Module 9: Failure Modes (Why Chunks Die)
Module 9 of 9
What This Teaches
Why content disappears from AI answers.
Common failures prevent chunks from being retrieved, cited, or reused. Related: Failure Modes Documentation
Common Failures
- Pronouns: "It", "they", "this" require context that may not be preserved
- Implied context: Facts that depend on previous sentences or sections
- Mixed services: Chunks that describe multiple services or capabilities
- Marketing adjectives: Superlatives and promotional language reduce citation eligibility
- Narrative transitions: Sentences that connect ideas but contain no facts
Key Truth
These failures cause chunks to be:
- ignored during retrieval
- skipped during citation
- mutated during extraction
- replaced by competitor content
Prechunking Rule
If a chunk cannot stand alone, delete it.

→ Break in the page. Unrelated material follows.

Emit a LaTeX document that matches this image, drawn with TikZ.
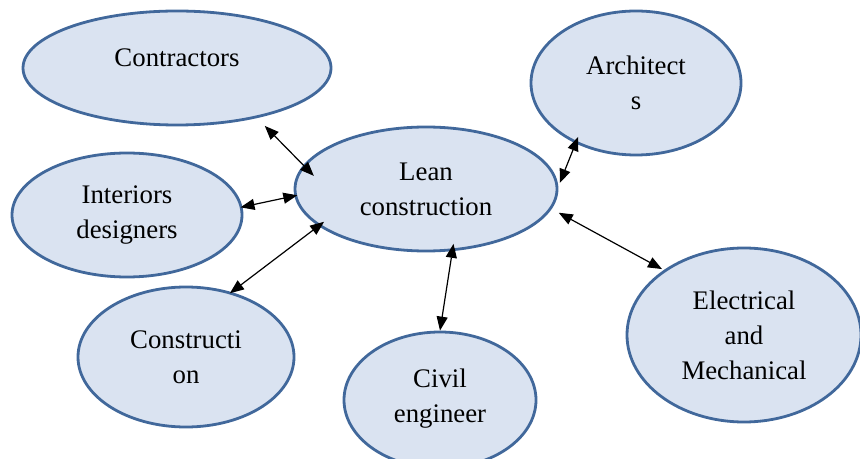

Rewrite it as an atomic fact, or remove it entirely. Broken chunks are worse than no chunks.
Optional Operator Task
Task: Audit one page of your content. Identify every chunk that contains pronouns, implied context, marketing adjectives, or narrative transitions. Delete or rewrite each broken chunk.
Constraint: Every remaining chunk must be able to stand alone. If a chunk requires previous context, it fails the isolation test.
What success looks like: You produce a page where every chunk is atomic, explicit, and self-contained. No chunk dies during retrieval because no chunk depends on context that may not be preserved.
This task is optional. No submission required. No validation. Use it to convert theory into applied thinking.